SOURCE EXCERPT:
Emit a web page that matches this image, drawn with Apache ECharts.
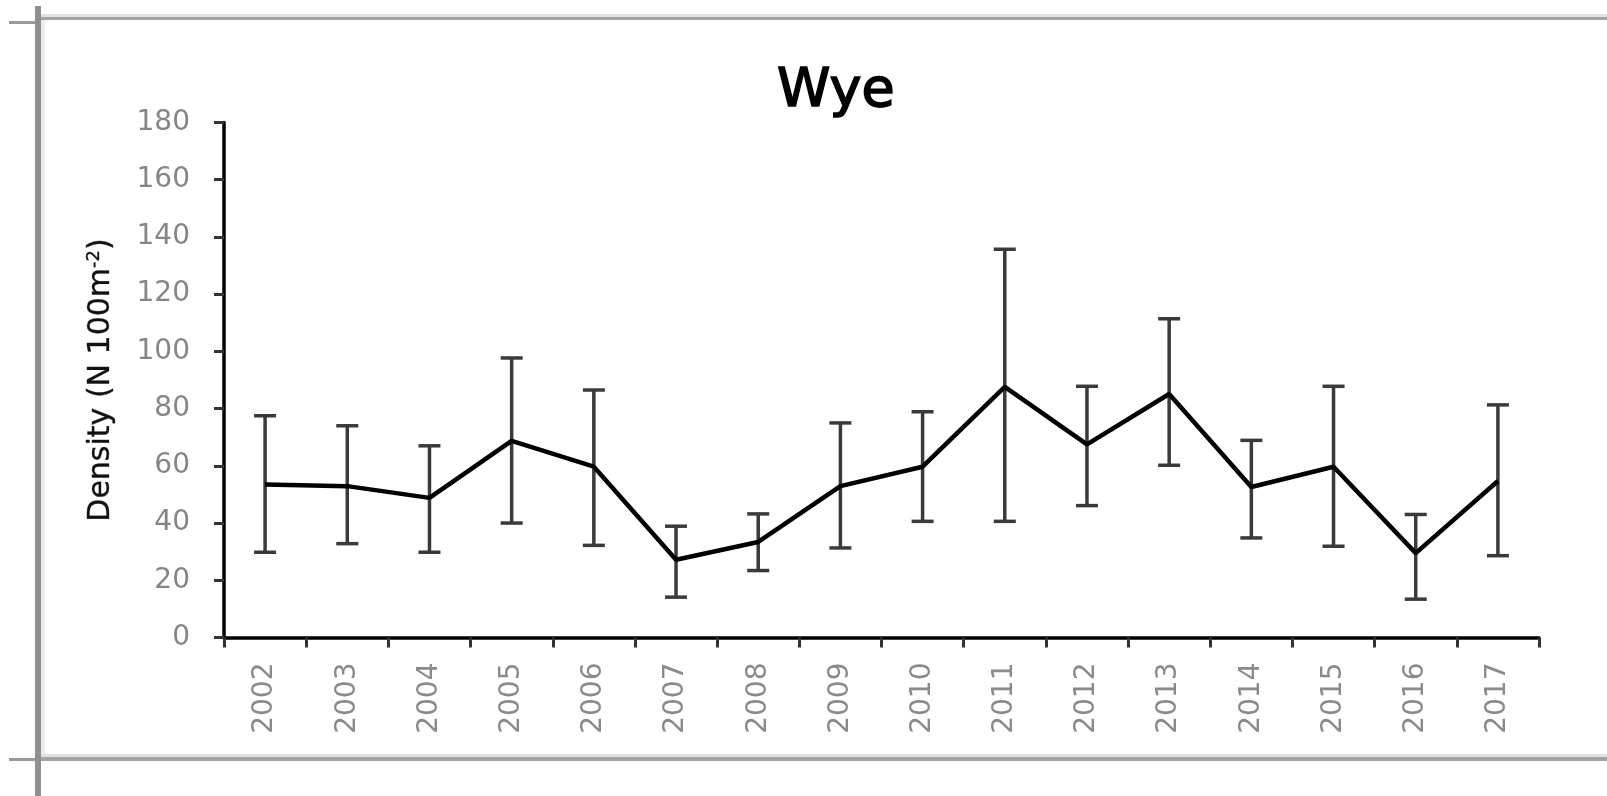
<!DOCTYPE html>
<html>
<head>
<meta charset="utf-8">
<script src="https://cdn.jsdelivr.net/npm/echarts@6/dist/echarts.min.js"></script>
<style>
html,body{margin:0;padding:0;background:#fff;}
#chart{width:1607px;height:796px;}
</style>
</head>
<body>
<div id="chart"></div>
<script>
const chartTitle = 'Wye';
const years = ['2002','2003','2004','2005','2006','2007','2008','2009','2010','2011','2012','2013','2014','2015','2016','2017'];
const densityMean  = [53.5, 52.9, 48.8, 68.7, 59.7, 27.2, 33.4, 52.9, 59.7, 87.6, 67.5, 85.1, 52.6, 59.7, 29.5, 54.7];
const densityUpper = [77.5, 74.0, 67.0, 97.7, 86.5, 38.9, 43.2, 75.0, 78.9, 135.7, 87.8, 111.4, 68.9, 87.8, 43.0, 81.3];
const densityLower = [29.8, 32.8, 29.8, 40.0, 32.2, 14.1, 23.4, 31.3, 40.6, 40.6, 46.1, 60.2, 34.8, 31.9, 13.4, 28.6];
const yTicks = { min: 0, max: 180, interval: 20 };

const FONT = 'DejaVu Sans';
const errData = years.map((y, i) => [i, densityLower[i], densityUpper[i]]);

const chart = echarts.init(document.getElementById('chart'));
chart.setOption({
  animation: false,
  backgroundColor: '#fff',
  title: {
    text: chartTitle,
    left: 772,
    top: 60,
    textStyle: { fontFamily: FONT, fontSize: 54, fontWeight: 'normal', color: '#000', lineHeight: 54,
      textBorderColor: '#000', textBorderWidth: 1.6 }
  },
  grid: { left: 224, right: 68, top: 122.5, bottom: 158.5, containLabel: false },
  xAxis: {
    type: 'category',
    data: years,
    boundaryGap: true,
    axisLine: { lineStyle: { color: '#000', width: 3.5 } },
    axisTick: { show: true, length: 10, lineStyle: { color: '#333', width: 3 } },
    axisLabel: { rotate: 90, margin: 25, fontFamily: FONT, fontSize: 28, color: '#8a8a8a' },
    splitLine: { show: false }
  },
  yAxis: {
    type: 'value',
    min: yTicks.min, max: yTicks.max, interval: yTicks.interval,
    name: 'Density (N 100m{sup|-2})',
    nameLocation: 'middle',
    nameRotate: 90,
    nameGap: 107,
    nameTextStyle: {
      fontFamily: FONT, fontSize: 30, color: '#111', lineHeight: 32,
      textBorderColor: '#333', textBorderWidth: 0.4,
      rich: { sup: { fontFamily: FONT, fontSize: 18, color: '#111', verticalAlign: 'top', lineHeight: 32 } }
    },
    axisLine: { show: true, lineStyle: { color: '#000', width: 3.5 } },
    axisTick: { show: true, length: 10, lineStyle: { color: '#333', width: 3 } },
    axisLabel: { margin: 34, fontFamily: FONT, fontSize: 28, color: '#858585' },
    splitLine: { show: false }
  },
  series: [
    {
      type: 'custom',
      name: 'error',
      data: errData,
      z: 2,
      renderItem: function (params, api) {
        const xi = api.value(0);
        const lo = api.coord([xi, api.value(1)]);
        const hi = api.coord([xi, api.value(2)]);
        const hw = 11;
        const style = { stroke: '#3a3a3a', lineWidth: 3.5 };
        return {
          type: 'group',
          children: [
            { type: 'line', shape: { x1: lo[0], y1: lo[1], x2: hi[0], y2: hi[1] }, style: style },
            { type: 'line', shape: { x1: hi[0] - hw, y1: hi[1], x2: hi[0] + hw, y2: hi[1] }, style: style },
            { type: 'line', shape: { x1: lo[0] - hw, y1: lo[1], x2: lo[0] + hw, y2: lo[1] }, style: style }
          ]
        };
      }
    },
    {
      type: 'line',
      name: 'mean',
      data: densityMean,
      z: 3,
      symbol: 'none',
      lineStyle: { color: '#000', width: 4.5 }
    }
  ],
  graphic: [
    { type: 'rect', shape: { x: 38, y: 14, width: 1569, height: 3 }, style: { fill: '#e2e2e2' } },
    { type: 'rect', shape: { x: 38, y: 17, width: 1569, height: 3 }, style: { fill: '#a3a3a3' } },
    { type: 'rect', shape: { x: 38, y: 754, width: 1569, height: 3 }, style: { fill: '#e2e2e2' } },
    { type: 'rect', shape: { x: 38, y: 757, width: 1569, height: 4 }, style: { fill: '#a3a3a3' } },
    { type: 'rect', shape: { x: 35, y: 6, width: 6, height: 790 }, style: { fill: '#8f8f8f' } },
    { type: 'rect', shape: { x: 41, y: 20, width: 4, height: 734 }, style: { fill: '#ececec' } },
    { type: 'rect', shape: { x: 9, y: 21, width: 26, height: 3 }, style: { fill: '#9a9a9a' } },
    { type: 'rect', shape: { x: 9, y: 758, width: 26, height: 3 }, style: { fill: '#9a9a9a' } }
  ]
});
</script>
</body>
</html>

PROBLEM TO WORK ON: Your task is to reproduce exactly the lines from the start of the data above through the line containing "const errData = years.map((y, i)", leaving every picture out.

FINAL ANSWER:
Emit a web page that matches this image, drawn with Apache ECharts.
<!DOCTYPE html>
<html>
<head>
<meta charset="utf-8">
<script src="https://cdn.jsdelivr.net/npm/echarts@6/dist/echarts.min.js"></script>
<style>
html,body{margin:0;padding:0;background:#fff;}
#chart{width:1607px;height:796px;}
</style>
</head>
<body>
<div id="chart"></div>
<script>
const chartTitle = 'Wye';
const years = ['2002','2003','2004','2005','2006','2007','2008','2009','2010','2011','2012','2013','2014','2015','2016','2017'];
const densityMean  = [53.5, 52.9, 48.8, 68.7, 59.7, 27.2, 33.4, 52.9, 59.7, 87.6, 67.5, 85.1, 52.6, 59.7, 29.5, 54.7];
const densityUpper = [77.5, 74.0, 67.0, 97.7, 86.5, 38.9, 43.2, 75.0, 78.9, 135.7, 87.8, 111.4, 68.9, 87.8, 43.0, 81.3];
const densityLower = [29.8, 32.8, 29.8, 40.0, 32.2, 14.1, 23.4, 31.3, 40.6, 40.6, 46.1, 60.2, 34.8, 31.9, 13.4, 28.6];
const yTicks = { min: 0, max: 180, interval: 20 };

const FONT = 'DejaVu Sans';
const errData = years.map((y, i) => [i, densityLower[i], densityUpper[i]]);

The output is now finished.